Improving customer service: A call centre was established and - according to the operator - training "improved the staff attitude towards the consumers".

Providing access to potable water at affordable prices to low income consumers: The number of connections increased from 364,000 to 438,000. However, water tariffs increased by 80%. There was no specific target concerning access of the poor to water included in the management contract. Nevertheless, with the help of the Dutch foundation "Water for Life" the operator improved the water supply for around 75,000 people in 15 peri-urban areas throughout Ghana.
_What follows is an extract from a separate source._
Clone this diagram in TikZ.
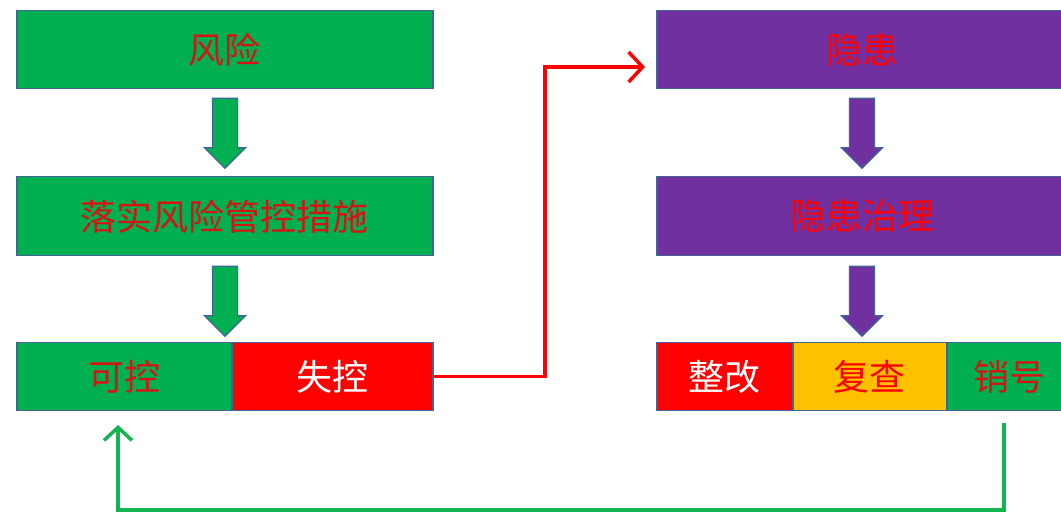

Furthermore, the private operator provided 25,000 training days. Customer data were entered into a Geographical Information System (GIS), 70,000 meters were installed and meter workshops were established to repair faulty meters. Non-revenue water was only reduced marginally from an estimated 53% in 2006 to 50% in 2010, compared to a target of 26%. An accurate measurement of non-revenue water was not possible, because the installation of bulk water meters started only in 2008 and the separation of the network into district metered areas - a prerequisite to accurately locate leaks - was undertaken only during the period of the management contract. Intermittent supply also made it more difficult to locate leaks.